When Florence Green decides to throw off eight years of passive widowhood and open a bookstore in her village in England's fen country, the local marsh keeper salutes her courage. Why courage? Florence asks. Wouldn't people want to buy books?
"They've lost the wish for anything of a rarity," the keeper replies. "There's many more kippers sold, for example, than bloaters that are half-smoked and have a more delicate flavour."
Penelope Fitzgerald's novel, "The Bookshop," published here for the first time, is a sketch of coarsening modern times and the defeat of humane discrimination by the treacherous undercurrents in a bucolic and amiable community. Florence, an innocent, is defeated, though innocence isn't, quite.
Even in this early work, ostensibly slight, slightly rickety but curiously affecting, Fitzgerald displays the combination of depth and buoyancy that marks such later masterpieces as "The Beginning of Spring" and most recently, "The Blue Flower." Her funerals are real and so is the champagne that gets produced at them. The dead are comic and also dead.
Her sensibility is religious, but her God is not impeccable. There are no purely abstract ideas or emotions; not even sadness, which leads concretely to tears, which lead to a handkerchief--an intrinsically silly object subject to laundry and other indignities.
The marsh keeper's words worry Florence, but worry is not allowed to obscure what is at hand. Literally at hand is a wriggling horse's tongue.

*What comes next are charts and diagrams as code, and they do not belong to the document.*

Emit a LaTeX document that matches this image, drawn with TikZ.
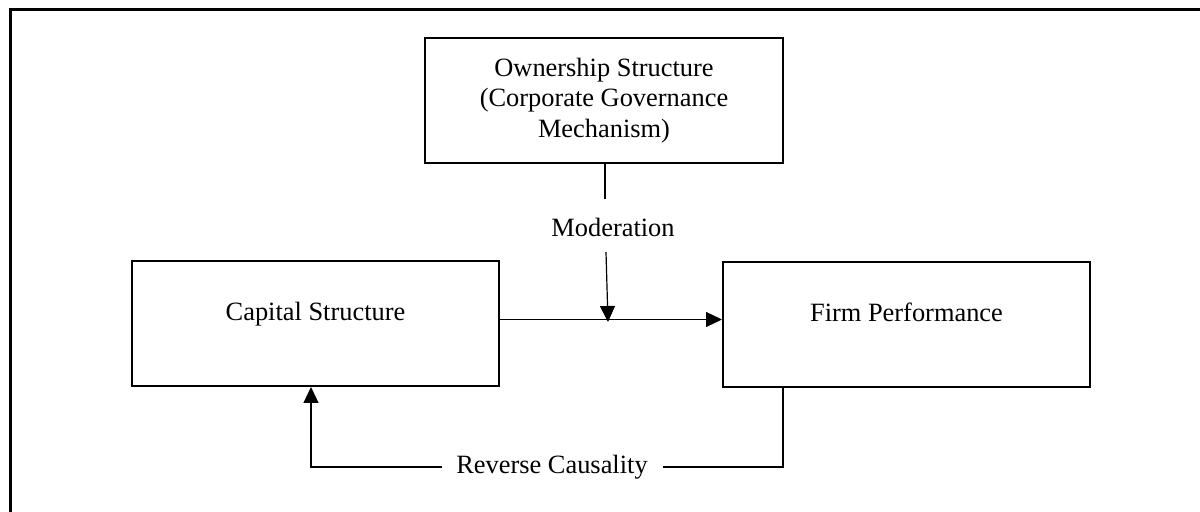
\documentclass[tikz,border=0pt]{standalone}
\usepackage{fontspec}
\setmainfont{Liberation Serif}
\usetikzlibrary{arrows.meta,calc}
\begin{document}
\begin{tikzpicture}[x=0.5pt,y=-0.5pt,
  box/.style={draw,line width=1pt,inner sep=0pt,font=\fontsize{13.2}{15.4}\selectfont},
  onebox/.style={box,minimum width=183.5pt,minimum height=62.5pt,text height=9pt,text depth=11.5pt},
  conn/.style={line width=0.6pt},
  arr/.style={conn,-{Triangle[length=8pt,width=7.5pt]}},
  lbl/.style={inner sep=0pt,font=\fontsize{13.2}{15.4}\selectfont}]
\useasboundingbox (0,0) rectangle (1200,512);
% outer frame (only top and left edges lie within the picture)
\draw[line width=1.5pt,line join=miter] (10.5,512) -- (10.5,10) -- (1200,10);
% boxes
\node[box,minimum width=179pt,minimum height=62.5pt,align=center] (own) at (604,100.5)
  {Ownership Structure\\(Corporate Governance\\Mechanism)};
\node[onebox] (cap) at (315.5,323.5) {Capital Structure};
\node[onebox] (firm) at (906.5,324.5) {Firm Performance};
% moderation
\node[lbl] (mod) at (613,227) {Moderation};
\coordinate (m1) at (605,199);
\coordinate (m2) at (606,252);
\coordinate (m3) at (608,322);
\draw[conn] (own.south -| m1) -- (m1);
\draw[arr] (m2) -- (m3);
% main path
\coordinate (h1) at (499,319.5);
\draw[arr] (h1) -- (h1 -| firm.west);
% reverse causality
\node[lbl] (rev) at (552,467) {Reverse Causality};
\coordinate (r1) at (783,467);
\coordinate (r2) at (663,467);
\coordinate (r3) at (442,467);
\coordinate (r4) at (311,467);
\draw[conn] (firm.south -| r1) -- (r1) -- (r2);
\draw[arr] (r3) -- (r4) -- (r4 |- cap.south);
\end{tikzpicture}
\end{document}
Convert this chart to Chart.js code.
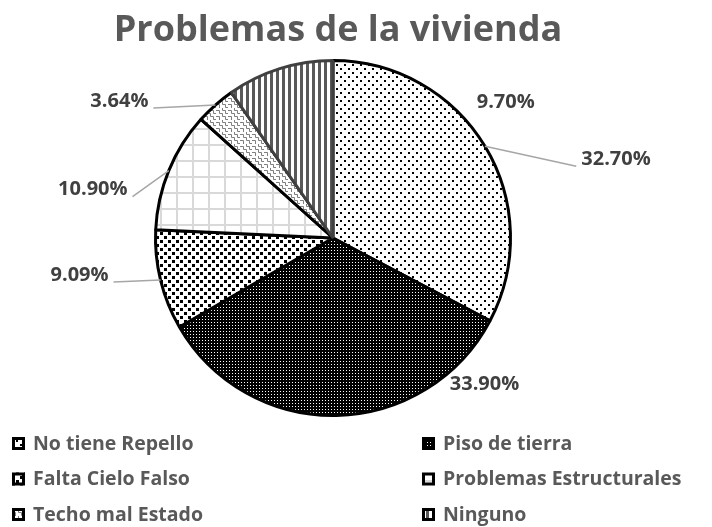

Florence is clutching it while the keeper files the old animal's teeth so it can chew the marsh grass.
The local banker, making a loan for the bookstore, tells her that he reads a few pages each night before falling asleep. It is a chilly pleasantry but Florence treats it as data to be pondered. "She reflected that at this rate a good book would last the manager for more than a year. The average price of a book was 12 shillings sixpence. She sighed."
Foreboding is present right up to the end when, after a year or two, Florence is obliged to close the bookstore and retreat to London. Foreboding does not weigh us down though; her story defies pity. It does make us sad or rather, like the dying Mrs. Gradgrind's pain in "Hard Times," there is sadness somewhere about, though neither Florence nor we are entirely sure we have it.
The main lines seem familiar enough: An idealistic agent of change offers herself to a small town and receives a tentative welcome. The apparent opening is no more than a flinch, causing the social coils momentarily to relax before contracting to crush.